The band's quirky music and tone makes the comparison to Johnston -- or perhaps Jonathan Richman, if he were less the naïf and more sly -- an apt one. Jason's lyrical shtick plays on our strange photographic fascinations, skewering the narcissistic impulse to have our picture taken in exotic locales ("Look at Me") and snap endless shots of foreigners ("European Boys"), and the morbid histories of popular tourist traps (as first noted in the Sex Pistols' "Belsen Was a Gas").

But he doesn't stop with vacation photos. One of the centerpieces of the band's new album, Vintage Slide Collections From Seattle, Volume I, is the rock opera "What Will the Corporation Do?", which seizes upon a 1977 marketing report for McDonald's, sarcastically giving the company's quest to sell more burgers the weighty treatment it deserves, complete with soaring choir and lilting harmonies. Overall, the music has an understated charm, covering everything from vaudevillian bounce to breezy pop to arch, dramatic arrangements that lampoon the egocentricity of their targets.

"I've always thought it was important to write music with meaning," Jason confides. "The lyrics should have some sort of significance and not just be about mundane, fictitious relationships or your inner feelings. I don't care about some songwriter's inner feelings. I want to hear about the state of the world. This is our contribution, to say, 'This is what corporations have done to us, and now we're all, in a way, slaves to their interests.' I feel that's one of our underlying messages."

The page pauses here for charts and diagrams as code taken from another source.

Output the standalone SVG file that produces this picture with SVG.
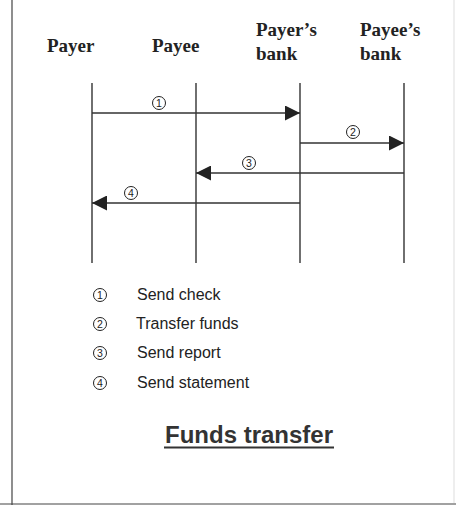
<svg xmlns="http://www.w3.org/2000/svg" width="456" height="515" viewBox="0 0 456 515">
<style>
.hdr{font-family:"Liberation Serif","Times New Roman",serif;font-weight:bold;font-size:19px;fill:#222}
.life{stroke:#222;stroke-width:1.3;fill:none}
.msg{stroke:#333;stroke-width:1.3;fill:none}
.circ{stroke:#222;stroke-width:1;fill:none}
.num{font-family:"Liberation Sans",Arial,sans-serif;font-size:10.5px;fill:#222;text-anchor:middle}
.leg{font-family:"Liberation Sans",Arial,sans-serif;font-size:16px;fill:#222}
.title{font-family:"Liberation Sans",Arial,sans-serif;font-size:24px;font-weight:bold;fill:#333;text-anchor:middle}
.frame{stroke:#444;stroke-width:1.2;fill:none}
</style>
<defs>
<marker id="ah" viewBox="0 0 15 15" refX="15" refY="7.5" markerWidth="15" markerHeight="15" markerUnits="userSpaceOnUse" orient="auto">
<path d="M0,0 L15,7.5 L0,15 Z" fill="#222"/>
</marker>
</defs>
<rect width="456" height="515" fill="#fff"/>
<g id="frame">
<line class="frame" x1="12" y1="0" x2="12" y2="505"/>
<line class="frame" x1="0" y1="504" x2="456" y2="504"/>
<line x1="454" y1="0" x2="454" y2="503" stroke="#ddd" stroke-width="1"/>
</g>
<g id="payer">
<text class="hdr" x="47" y="52">Payer</text>
<line class="life" x1="92" y1="83" x2="92" y2="263"/>
</g>
<g id="payee">
<text class="hdr" x="152" y="52">Payee</text>
<line class="life" x1="196" y1="83" x2="196" y2="263"/>
</g>
<g id="payers-bank">
<text class="hdr" x="256" y="36">Payer’s</text>
<text class="hdr" x="256" y="60">bank</text>
<line class="life" x1="300" y1="83" x2="300" y2="263"/>
</g>
<g id="payees-bank">
<text class="hdr" x="360" y="36">Payee’s</text>
<text class="hdr" x="360" y="60">bank</text>
<line class="life" x1="404" y1="83" x2="404" y2="263"/>
</g>
<g id="connectors">
<line class="msg" x1="92" y1="113" x2="300" y2="113" marker-end="url(#ah)"/>
<circle class="circ" cx="159" cy="103" r="6.5"/><text class="num" x="159" y="106.8">1</text>
<line class="msg" x1="300" y1="143" x2="404" y2="143" marker-end="url(#ah)"/>
<circle class="circ" cx="353" cy="132" r="6.5"/><text class="num" x="353" y="135.8">2</text>
<line class="msg" x1="404" y1="173" x2="196" y2="173" marker-end="url(#ah)"/>
<circle class="circ" cx="249" cy="163" r="6.5"/><text class="num" x="249" y="166.8">3</text>
<line class="msg" x1="300" y1="203" x2="92" y2="203" marker-end="url(#ah)"/>
<circle class="circ" cx="131" cy="193" r="6.5"/><text class="num" x="131" y="196.8">4</text>
</g>
<g id="legend">
<circle class="circ" cx="100" cy="295" r="6.5"/><text class="num" x="100" y="298.8">1</text>
<text class="leg" x="137" y="300">Send check</text>
<circle class="circ" cx="100" cy="324" r="6.5"/><text class="num" x="100" y="327.8">2</text>
<text class="leg" x="136" y="329">Transfer funds</text>
<circle class="circ" cx="100" cy="353" r="6.5"/><text class="num" x="100" y="356.8">3</text>
<text class="leg" x="137" y="358">Send report</text>
<circle class="circ" cx="100" cy="383" r="6.5"/><text class="num" x="100" y="386.8">4</text>
<text class="leg" x="137" y="388">Send statement</text>
</g>
<g id="title">
<text class="title" x="249" y="443">Funds transfer</text>
<line x1="164" y1="447.5" x2="334" y2="447.5" stroke="#333" stroke-width="1.8"/>
</g>
</svg>
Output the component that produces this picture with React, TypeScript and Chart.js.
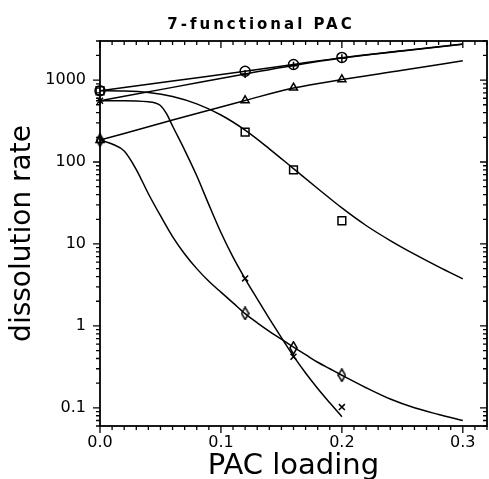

It's something that Jason was doing long before he conceived the idea for the Slideshow Players. He toiled as a struggling singer for 15 years, without making much progress, until he inadvertently hit upon the concept.

"One day, Tina came home with some slides and a projector she had bought at a yard sale, and I wrote the song 'Mountain Trip to Japan, 1959' as kind of an exercise," Jason explains. "I didn't think much of it, but when I played it live, the audience's response was unlike anything I had ever experienced before, and I realized, 'We're on to something here.'"

Jason says he knew that Rachel should be in the band, "because she's with us constantly. She could be sitting bored in the audience, doing coloring books, or take an active part in this band and [help it] sound better sonically. So it seemed like an obvious choice."

He claims that the communication he has with Rachel is better than with any other musician he's worked with and that "her musical intuition is better than most. I trust her -- she's so solid back there, so I really couldn't be in any other band or be with any other drummer than her."

Of course, when TFSP recorded its first album in 2001 (now re-released on Bar/None Records), Jason felt a need for a more experienced stickman than Rachel, who'd been playing for only six months. He recruited Mike Musberger (the Fastbacks, the Posies), but not without protest.

"I felt we had to make the best record ever made, because in Seattle, everyone was always trying to second-guess -- like is the music going to stand on its own? How's it going to work without the slides?" Jason admits. "Rachel, when I told her she wasn't going to be on the record -- except for a little bit of vocal work -- she was pissed. She was seriously upset and didn't talk to me for a week. I didn't think it was a very big deal, but it really was an insult to her. In retrospect, I had to do it, though."

All this is in the past now. Lately, the band's been featured everywhere from The New Yorker and Entertainment Weekly to dozens of weekly and daily papers. They're humming along on all cylinders, having spent most of the summer touring, along with their dog, Emma.

"That's especially great for me, because I'm the only one who gets homesick. Jason and Rachel really don't. So for me, it's 'Oh, I got my dog,'" says Tina. "[Rachel] has kept very grounded through this, like it's nothing, really. It's very bizarre, but Rachel really thinks nothing of it, which is cool."

Indeed, the shy little drummer offers only that she likes "swimming at the hotels, staying up late, and playing a show every night." A moment later, she adds, "It was fun to go on Conan O'Brien." Being out of school much of the year and not seeing her friends for more than a few weeks here and there, when the family commutes back to Seattle from the road, seems to her like some great, extended summer vacation. Here's wondering if, along this whirlwind road to success, they're taking pictures.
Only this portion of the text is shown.